Metadata-Version: 2.4
Name: regex-as-re-globally
Version: 0.0.4
Summary: Creates a regex-as-re-globally.pth to replace stdlib "re" module with "regex" module globally before any code runs.
Home-page: https://github.com/brondsem/regex-as-re-globally/
Author: Dave Brondsema
Author-email: dave@brondsema.net
Classifier: License :: OSI Approved :: BSD License
Classifier: Programming Language :: Python
Classifier: Programming Language :: Python :: 3
Classifier: Programming Language :: Python :: 3.9
Classifier: Programming Language :: Python :: 3.10
Classifier: Programming Language :: Python :: 3.11
Classifier: Programming Language :: Python :: 3.12
Classifier: Programming Language :: Python :: 3.13
Description-Content-Type: text/markdown
License-File: LICENSE.txt
Requires-Dist: regex>=2022.3.2
Dynamic: author
Dynamic: author-email
Dynamic: classifier
Dynamic: description
Dynamic: description-content-type
Dynamic: home-page
Dynamic: license-file
Dynamic: requires-dist
Dynamic: summary

## regex-as-re-globally

This package does very unusual things, and you normally don't need it.
It helps you use the "[regex](https://pypi.org/project/regex/)" package which is a backwards-compatible replacement for `re`, with additional features and better performance in some situations (and worse performance in others).
Normally you can put `import regex as re` in your .py files and that's all you need.

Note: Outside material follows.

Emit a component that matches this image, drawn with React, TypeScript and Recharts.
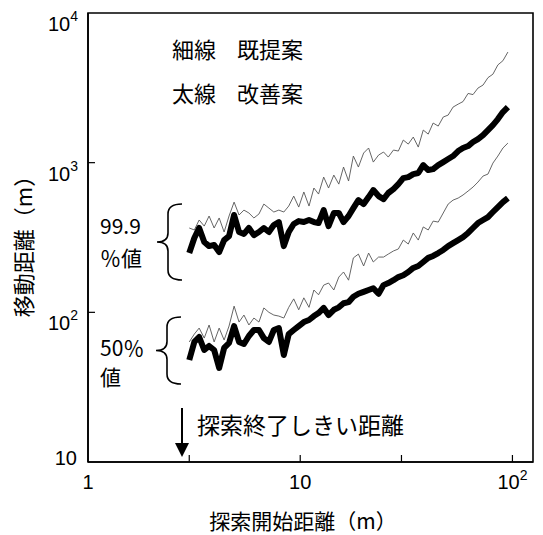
import React from 'react';
import { LineChart, Line, XAxis, YAxis, Customized, ReferenceArea } from 'recharts';

// search start distance (m)
const xs = [3.0, 3.17, 3.34, 3.53, 3.72, 3.93, 4.15, 4.38, 4.62, 4.88, 5.15, 5.43, 5.73, 6.05, 6.39, 6.74, 7.12, 7.51, 7.93, 8.37, 8.83, 9.32, 9.84, 10.4, 11.0, 11.6, 12.2, 12.9, 13.6, 14.4, 15.2, 16.0, 16.9, 17.8, 18.8, 19.9, 21.0, 22.1, 23.4, 24.7, 26.0, 27.5, 29.0, 30.6, 32.3, 34.1, 36.0, 38.0, 40.1, 42.3, 44.7, 47.2, 49.8, 52.5, 55.5, 58.5, 61.8, 65.2, 68.8, 72.7, 76.7, 80.9, 85.4, 90.2, 95.2];

// 99.9% value, existing proposal (thin line)
const thin999 = [366, 355, 414, 377, 440, 366, 427, 344, 440, 545, 447, 482, 461, 427, 454, 529, 497, 468, 482, 468, 513, 598, 505, 637, 513, 677, 617, 801, 677, 826, 719, 935, 754, 1107, 935, 1160, 1253, 1009, 1124, 1178, 1090, 1214, 1196, 1416, 1331, 1483, 1271, 1651, 1552, 1840, 1756, 2018, 2080, 2351, 2461, 2560, 2900, 2850, 3150, 3300, 3700, 3900, 4500, 4800, 5483];
// 99.9% value, improved proposal (thick line)
const thick999 = [249, 314, 366, 295, 277, 282, 253, 304, 323, 447, 344, 334, 366, 328, 344, 366, 344, 383, 401, 277, 344, 389, 407, 401, 414, 401, 395, 482, 377, 461, 461, 401, 440, 497, 562, 529, 589, 656, 598, 571, 627, 666, 719, 789, 801, 839, 853, 964, 893, 906, 964, 1009, 1057, 1107, 1196, 1253, 1291, 1374, 1438, 1528, 1651, 1783, 1955, 2178, 2351];
// 50% value, existing proposal (thin line)
const thin50 = [63.4, 71.6, 78.5, 67.3, 82.3, 63.4, 78.5, 65.3, 81.0, 110, 86.1, 95.9, 82.3, 91.6, 86.1, 107, 100, 95.9, 94.4, 91.6, 108, 123, 104, 125, 108, 141, 131, 152, 157, 141, 172, 186, 164, 231, 245, 204, 249, 217, 234, 234, 245, 257, 265, 304, 286, 339, 304, 372, 355, 407, 401, 461, 529, 562, 580, 608, 646, 687, 742, 814, 839, 993, 1107, 1253, 1352];
// 50% value, improved proposal (thick line)
const thick50 = [48.0, 63.4, 68.4, 56.0, 59.6, 56.0, 42.5, 57.8, 62.4, 81.0, 63.4, 61.4, 69.5, 76.2, 76.2, 67.3, 63.4, 76.2, 78.5, 51.9, 71.6, 76.2, 81.0, 86.1, 88.9, 94.4, 98.9, 107, 95.9, 104, 108, 115, 117, 127, 133, 137, 141, 145, 133, 152, 157, 164, 172, 177, 186, 198, 204, 217, 231, 238, 249, 261, 277, 290, 304, 318, 339, 366, 395, 414, 433, 468, 505, 545, 580];

const xDomain = [1, 125];
const yDomain = [10, 10000];
const xTicks = [1, 3, 10, 30, 100];
const yTicks = [10, 100, 1000, 10000];

const data = xs.map((x, i) => ({
  x,
  thin999: thin999[i],
  thick999: thick999[i],
  thin50: thin50[i],
  thick50: thick50[i],
}));

const NUM_FONT = '"Liberation Sans", Arial, sans-serif';
const JP_FONT = '"Noto Sans CJK JP", "Noto Sans CJK SC", sans-serif';

const XTick = (props: any) => {
  const { x, y, payload } = props;
  const v = payload.value;
  let label: React.ReactNode = null;
  if (v === 1) label = '1';
  else if (v === 10) label = '10';
  else if (v === 100)
    label = (
      <>
        10<tspan dy={-9} fontSize={14}>2</tspan>
      </>
    );
  return (
    <g>
      {v !== 1 && <line x1={x} x2={x} y1={y} y2={y - 7} stroke="#000" strokeWidth={1.2} />}
      {label !== null && (
        <text x={x} y={y + 27} textAnchor="middle" fontSize={20} fontFamily={NUM_FONT} fill="#000">
          {label}
        </text>
      )}
    </g>
  );
};

const YTick = (props: any) => {
  const { x, y, payload } = props;
  const v = payload.value;
  const exp = Math.round(Math.log10(v));
  return (
    <g>
      {(v === 100 || v === 1000) && <line x1={x} x2={x + 7} y1={y} y2={y} stroke="#000" strokeWidth={1.2} />}
      {exp === 1 ? (
        <text x={x - 11} y={y + 3} textAnchor="end" fontSize={20} fontFamily={NUM_FONT} fill="#000">
          10
        </text>
      ) : (
        <text x={x - 10} y={y + 18} textAnchor="end" fontSize={20} fontFamily={NUM_FONT} fill="#000">
          10<tspan dy={-10} fontSize={14}>{exp}</tspan>
        </text>
      )}
    </g>
  );
};

const bracePath = (xr: number, xm: number, xt: number, y0: number, y1: number) => {
  const ym = (y0 + y1) / 2;
  return `M${xr},${y0} Q${xm},${y0} ${xm},${y0 + 10} L${xm},${ym - 9} Q${xm},${ym} ${xt},${ym} Q${xm},${ym} ${xm},${ym + 9} L${xm},${y1 - 10} Q${xm},${y1} ${xr},${y1}`;
};

const Annotations = () => (
  <g>
    <text x={172} y={58} fontSize={22} fontFamily={JP_FONT} fill="#000">細線</text>
    <text x={237} y={58} fontSize={22} fontFamily={JP_FONT} fill="#000">既提案</text>
    <text x={172} y={102} fontSize={22} fontFamily={JP_FONT} fill="#000">太線</text>
    <text x={237} y={102} fontSize={22} fontFamily={JP_FONT} fill="#000">改善案</text>

    <text x={100} y={234} fontSize={21} fontFamily={JP_FONT} fill="#000">99.9</text>
    <text x={100} y={266} fontSize={21} fontFamily={JP_FONT} fill="#000">％値</text>
    <path d={bracePath(182, 168, 157, 204, 280)} fill="none" stroke="#000" strokeWidth={1.6} />

    <text x={100} y={356} fontSize={21} fontFamily={JP_FONT} fill="#000">50％</text>
    <text x={100} y={385} fontSize={21} fontFamily={JP_FONT} fill="#000">値</text>
    <path d={bracePath(181, 167, 156, 317, 384)} fill="none" stroke="#000" strokeWidth={1.6} />

    <line x1={182} x2={182} y1={408} y2={446} stroke="#000" strokeWidth={2} />
    <path d="M175,443 L189,443 L182,457 Z" fill="#000" />
    <text x={197} y={434} fontSize={23} fontFamily={JP_FONT} fill="#000">探索終了しきい距離</text>

    <text x={303} y={529} textAnchor="middle" fontSize={21} fontFamily={JP_FONT} fill="#000">探索開始距離（m）</text>
    <text
      x={22}
      y={241}
      textAnchor="middle"
      dominantBaseline="central"
      fontSize={22}
      fontFamily={JP_FONT}
      fill="#000"
      transform="rotate(-90 22 241)"
    >
      移動距離（m）
    </text>
  </g>
);

export default function App() {
  return (
    <div style={{ position: 'absolute', left: 0, top: 0, width: 543, height: 535, background: '#fff' }}>
      <LineChart width={543} height={535} data={data} margin={{ top: 13, right: 10, bottom: 0, left: 0 }}>
        <XAxis
          dataKey="x"
          type="number"
          scale="log"
          domain={xDomain}
          allowDataOverflow
          ticks={xTicks}
          interval={0}
          height={73}
          tickSize={0}
          tickMargin={0}
          tickLine={false}
          axisLine={{ stroke: '#000', strokeWidth: 1.6 }}
          tick={<XTick />}
        />
        <YAxis
          type="number"
          scale="log"
          domain={yDomain}
          allowDataOverflow
          ticks={yTicks}
          interval={0}
          width={88}
          tickSize={0}
          tickMargin={0}
          tickLine={false}
          axisLine={{ stroke: '#000', strokeWidth: 1.6 }}
          tick={<YTick />}
        />
        <ReferenceArea
          x1={xDomain[0]}
          x2={xDomain[1]}
          y1={yDomain[0]}
          y2={yDomain[1]}
          fill="none"
          fillOpacity={0}
          stroke="#000"
          strokeWidth={1.6}
          ifOverflow="visible"
        />
        <Line dataKey="thin999" stroke="#555" strokeWidth={0.9} dot={false} isAnimationActive={false} />
        <Line dataKey="thin50" stroke="#555" strokeWidth={0.9} dot={false} isAnimationActive={false} />
        <Line dataKey="thick999" stroke="#000" strokeWidth={6} strokeLinejoin="round" dot={false} isAnimationActive={false} />
        <Line dataKey="thick50" stroke="#000" strokeWidth={6} strokeLinejoin="round" dot={false} isAnimationActive={false} />
        <Customized component={Annotations} />
      </LineChart>
    </div>
  );
}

However, if you want to use `regex` instead of `re` across your whole environment, even within 3rd-party libraries, then this package is for you.

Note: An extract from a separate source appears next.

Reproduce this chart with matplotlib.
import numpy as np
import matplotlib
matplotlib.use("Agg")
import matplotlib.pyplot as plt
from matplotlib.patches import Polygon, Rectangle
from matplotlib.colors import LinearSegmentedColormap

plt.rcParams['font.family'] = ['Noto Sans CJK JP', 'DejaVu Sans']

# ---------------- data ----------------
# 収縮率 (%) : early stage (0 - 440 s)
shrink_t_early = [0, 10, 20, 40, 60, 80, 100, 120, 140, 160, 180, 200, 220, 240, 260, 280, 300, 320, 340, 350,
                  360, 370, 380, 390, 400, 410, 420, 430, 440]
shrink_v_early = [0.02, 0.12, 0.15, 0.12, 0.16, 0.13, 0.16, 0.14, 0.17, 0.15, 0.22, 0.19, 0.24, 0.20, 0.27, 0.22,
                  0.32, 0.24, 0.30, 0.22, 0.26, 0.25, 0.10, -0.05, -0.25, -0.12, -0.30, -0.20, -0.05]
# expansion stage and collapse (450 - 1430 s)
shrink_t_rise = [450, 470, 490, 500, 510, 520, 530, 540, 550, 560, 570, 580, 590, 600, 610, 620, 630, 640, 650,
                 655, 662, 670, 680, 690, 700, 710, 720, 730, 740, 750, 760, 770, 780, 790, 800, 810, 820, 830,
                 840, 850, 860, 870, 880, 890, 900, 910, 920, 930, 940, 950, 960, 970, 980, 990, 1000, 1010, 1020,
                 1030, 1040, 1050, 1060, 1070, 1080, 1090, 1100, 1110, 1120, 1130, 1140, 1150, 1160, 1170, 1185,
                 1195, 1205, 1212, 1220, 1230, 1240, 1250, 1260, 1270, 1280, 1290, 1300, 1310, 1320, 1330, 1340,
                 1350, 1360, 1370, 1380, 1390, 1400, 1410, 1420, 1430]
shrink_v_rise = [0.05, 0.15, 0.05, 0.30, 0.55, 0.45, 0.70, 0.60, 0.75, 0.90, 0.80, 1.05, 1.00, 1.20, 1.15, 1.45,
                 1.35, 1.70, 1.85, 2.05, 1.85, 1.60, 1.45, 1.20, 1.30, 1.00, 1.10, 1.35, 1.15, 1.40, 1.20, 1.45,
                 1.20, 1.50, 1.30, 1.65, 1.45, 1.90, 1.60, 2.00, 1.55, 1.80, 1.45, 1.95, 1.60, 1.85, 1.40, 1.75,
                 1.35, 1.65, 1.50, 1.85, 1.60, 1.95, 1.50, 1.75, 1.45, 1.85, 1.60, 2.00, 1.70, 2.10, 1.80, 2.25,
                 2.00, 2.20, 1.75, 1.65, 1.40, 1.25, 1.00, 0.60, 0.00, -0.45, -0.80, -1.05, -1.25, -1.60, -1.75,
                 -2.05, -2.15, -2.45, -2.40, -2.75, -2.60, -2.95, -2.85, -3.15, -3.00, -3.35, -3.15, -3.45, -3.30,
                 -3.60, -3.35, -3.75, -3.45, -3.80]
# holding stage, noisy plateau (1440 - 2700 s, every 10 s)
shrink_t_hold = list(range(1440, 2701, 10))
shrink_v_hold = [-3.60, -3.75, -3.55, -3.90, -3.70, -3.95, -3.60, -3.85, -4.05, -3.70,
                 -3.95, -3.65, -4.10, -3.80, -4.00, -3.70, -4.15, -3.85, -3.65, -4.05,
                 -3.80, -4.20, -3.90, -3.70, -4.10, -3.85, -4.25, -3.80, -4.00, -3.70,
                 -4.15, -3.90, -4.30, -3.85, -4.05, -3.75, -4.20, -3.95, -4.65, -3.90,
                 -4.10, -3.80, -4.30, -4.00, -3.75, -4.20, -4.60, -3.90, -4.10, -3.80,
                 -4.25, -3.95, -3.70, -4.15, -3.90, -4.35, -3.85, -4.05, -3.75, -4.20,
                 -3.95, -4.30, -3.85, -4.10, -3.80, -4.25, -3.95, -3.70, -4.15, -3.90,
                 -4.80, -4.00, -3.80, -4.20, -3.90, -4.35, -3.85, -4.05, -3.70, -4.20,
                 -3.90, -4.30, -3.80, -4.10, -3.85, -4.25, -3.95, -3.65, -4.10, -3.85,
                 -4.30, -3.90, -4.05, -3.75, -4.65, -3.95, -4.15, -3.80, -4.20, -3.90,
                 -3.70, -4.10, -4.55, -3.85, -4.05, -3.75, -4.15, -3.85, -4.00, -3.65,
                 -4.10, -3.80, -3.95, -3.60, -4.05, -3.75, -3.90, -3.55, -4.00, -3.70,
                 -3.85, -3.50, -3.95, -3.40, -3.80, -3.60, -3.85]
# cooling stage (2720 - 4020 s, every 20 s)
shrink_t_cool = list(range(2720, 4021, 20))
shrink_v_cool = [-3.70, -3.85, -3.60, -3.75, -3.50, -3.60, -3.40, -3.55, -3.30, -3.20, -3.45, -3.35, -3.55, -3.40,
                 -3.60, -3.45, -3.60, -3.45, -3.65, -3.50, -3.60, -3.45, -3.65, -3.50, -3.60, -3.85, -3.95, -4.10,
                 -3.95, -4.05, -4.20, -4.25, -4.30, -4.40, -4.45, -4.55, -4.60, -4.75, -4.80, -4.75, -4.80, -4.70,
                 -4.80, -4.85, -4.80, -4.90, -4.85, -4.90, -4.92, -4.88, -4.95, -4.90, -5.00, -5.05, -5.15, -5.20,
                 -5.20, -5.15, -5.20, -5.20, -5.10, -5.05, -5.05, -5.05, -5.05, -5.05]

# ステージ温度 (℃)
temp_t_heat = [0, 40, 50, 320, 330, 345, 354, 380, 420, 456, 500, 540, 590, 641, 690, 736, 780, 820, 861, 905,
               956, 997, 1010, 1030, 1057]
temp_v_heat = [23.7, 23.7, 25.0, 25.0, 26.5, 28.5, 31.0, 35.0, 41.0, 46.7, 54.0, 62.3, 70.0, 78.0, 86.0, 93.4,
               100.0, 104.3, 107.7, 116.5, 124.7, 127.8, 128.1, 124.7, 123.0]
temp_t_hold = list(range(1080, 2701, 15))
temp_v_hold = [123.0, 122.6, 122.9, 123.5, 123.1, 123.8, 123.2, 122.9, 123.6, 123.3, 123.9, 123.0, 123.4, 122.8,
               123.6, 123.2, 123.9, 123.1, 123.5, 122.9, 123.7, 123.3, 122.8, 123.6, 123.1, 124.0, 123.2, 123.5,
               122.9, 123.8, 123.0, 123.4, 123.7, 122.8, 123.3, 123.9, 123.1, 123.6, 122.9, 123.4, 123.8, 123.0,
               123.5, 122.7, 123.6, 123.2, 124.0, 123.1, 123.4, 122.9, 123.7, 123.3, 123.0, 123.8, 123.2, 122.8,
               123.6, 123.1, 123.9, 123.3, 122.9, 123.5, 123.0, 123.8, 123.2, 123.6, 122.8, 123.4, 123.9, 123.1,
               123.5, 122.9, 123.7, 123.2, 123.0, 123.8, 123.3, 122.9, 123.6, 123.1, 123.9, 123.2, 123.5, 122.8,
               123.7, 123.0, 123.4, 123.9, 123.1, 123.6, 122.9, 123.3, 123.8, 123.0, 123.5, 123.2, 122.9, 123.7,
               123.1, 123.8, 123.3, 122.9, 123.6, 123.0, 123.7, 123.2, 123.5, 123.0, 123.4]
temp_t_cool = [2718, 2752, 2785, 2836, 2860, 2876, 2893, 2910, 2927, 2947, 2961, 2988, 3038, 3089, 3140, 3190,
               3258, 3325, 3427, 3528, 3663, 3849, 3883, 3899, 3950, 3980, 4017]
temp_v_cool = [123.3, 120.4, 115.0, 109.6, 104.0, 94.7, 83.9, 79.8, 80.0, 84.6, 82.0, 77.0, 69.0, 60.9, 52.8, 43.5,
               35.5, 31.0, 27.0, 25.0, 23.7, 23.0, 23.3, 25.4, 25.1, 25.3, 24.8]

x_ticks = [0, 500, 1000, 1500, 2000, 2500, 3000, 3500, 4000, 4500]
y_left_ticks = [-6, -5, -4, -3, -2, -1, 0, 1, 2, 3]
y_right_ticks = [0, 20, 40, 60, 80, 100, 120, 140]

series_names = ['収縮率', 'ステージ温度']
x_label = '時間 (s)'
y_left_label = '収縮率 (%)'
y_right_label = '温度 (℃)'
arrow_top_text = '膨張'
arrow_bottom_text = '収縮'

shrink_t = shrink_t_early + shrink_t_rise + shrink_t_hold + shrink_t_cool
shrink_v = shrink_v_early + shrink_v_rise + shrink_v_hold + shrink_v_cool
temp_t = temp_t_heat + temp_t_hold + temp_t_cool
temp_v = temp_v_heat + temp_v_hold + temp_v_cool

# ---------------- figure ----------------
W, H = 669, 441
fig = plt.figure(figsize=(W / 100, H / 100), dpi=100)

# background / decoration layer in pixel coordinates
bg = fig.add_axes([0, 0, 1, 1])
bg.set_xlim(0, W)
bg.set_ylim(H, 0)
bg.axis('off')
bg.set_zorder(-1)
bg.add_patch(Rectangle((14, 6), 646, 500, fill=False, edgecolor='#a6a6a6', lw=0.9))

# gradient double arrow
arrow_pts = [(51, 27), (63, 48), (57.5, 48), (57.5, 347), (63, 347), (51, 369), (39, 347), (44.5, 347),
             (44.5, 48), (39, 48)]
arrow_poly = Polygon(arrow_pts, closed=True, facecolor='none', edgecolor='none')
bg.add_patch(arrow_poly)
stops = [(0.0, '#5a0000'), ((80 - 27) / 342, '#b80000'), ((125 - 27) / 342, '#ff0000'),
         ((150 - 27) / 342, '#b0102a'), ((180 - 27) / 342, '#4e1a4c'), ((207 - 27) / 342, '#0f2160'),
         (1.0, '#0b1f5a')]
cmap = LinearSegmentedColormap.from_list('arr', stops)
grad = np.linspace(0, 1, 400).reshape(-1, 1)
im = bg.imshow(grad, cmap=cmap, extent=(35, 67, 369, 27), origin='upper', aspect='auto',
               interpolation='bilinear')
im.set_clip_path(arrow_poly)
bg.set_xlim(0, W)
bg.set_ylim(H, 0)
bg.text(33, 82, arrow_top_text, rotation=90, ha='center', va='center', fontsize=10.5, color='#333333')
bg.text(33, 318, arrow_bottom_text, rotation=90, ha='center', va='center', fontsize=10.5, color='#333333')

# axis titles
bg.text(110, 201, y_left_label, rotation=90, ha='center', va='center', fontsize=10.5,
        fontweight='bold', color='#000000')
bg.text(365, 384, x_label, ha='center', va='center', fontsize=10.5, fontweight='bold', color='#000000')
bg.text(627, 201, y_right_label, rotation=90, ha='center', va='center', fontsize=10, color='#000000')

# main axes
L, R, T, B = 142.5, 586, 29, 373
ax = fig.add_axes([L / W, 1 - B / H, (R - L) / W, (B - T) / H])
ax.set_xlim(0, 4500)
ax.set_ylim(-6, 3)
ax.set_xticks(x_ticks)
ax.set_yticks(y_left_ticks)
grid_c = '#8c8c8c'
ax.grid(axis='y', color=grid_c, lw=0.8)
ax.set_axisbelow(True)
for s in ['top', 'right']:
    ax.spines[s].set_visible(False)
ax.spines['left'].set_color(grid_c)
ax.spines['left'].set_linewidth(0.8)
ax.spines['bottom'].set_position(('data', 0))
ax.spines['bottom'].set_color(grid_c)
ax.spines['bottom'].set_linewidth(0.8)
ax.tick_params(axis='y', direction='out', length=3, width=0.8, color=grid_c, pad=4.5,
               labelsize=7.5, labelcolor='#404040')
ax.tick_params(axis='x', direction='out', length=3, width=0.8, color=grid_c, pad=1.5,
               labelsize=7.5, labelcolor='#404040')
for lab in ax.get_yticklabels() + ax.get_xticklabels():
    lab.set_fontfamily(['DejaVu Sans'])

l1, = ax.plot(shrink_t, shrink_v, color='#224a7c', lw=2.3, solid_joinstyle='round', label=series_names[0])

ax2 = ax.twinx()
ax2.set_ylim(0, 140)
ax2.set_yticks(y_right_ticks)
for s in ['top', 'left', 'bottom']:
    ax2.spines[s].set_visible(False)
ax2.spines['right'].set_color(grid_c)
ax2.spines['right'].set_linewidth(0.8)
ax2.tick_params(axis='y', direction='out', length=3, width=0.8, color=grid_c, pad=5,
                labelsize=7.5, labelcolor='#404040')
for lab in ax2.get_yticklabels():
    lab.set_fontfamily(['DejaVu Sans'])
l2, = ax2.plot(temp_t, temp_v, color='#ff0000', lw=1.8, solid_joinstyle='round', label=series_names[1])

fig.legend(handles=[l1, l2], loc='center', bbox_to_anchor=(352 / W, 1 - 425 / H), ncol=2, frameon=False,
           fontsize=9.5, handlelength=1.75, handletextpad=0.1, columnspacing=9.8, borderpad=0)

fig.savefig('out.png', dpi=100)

Run `pip install regex-as-re-globally` to install this package.
It will create a .pth file in site-packages which modifies `sys.modules` so that `regex` is used _everywhere_ instead of `re`.
**This changes behavior within the whole python environment.**

The wheel files generated are platform and python specific due to the limitations of wheel files, where the relative directory for site-packages needs to be determined at wheel building time, not install time. The directory is dependent on the version of python and the platform you are on.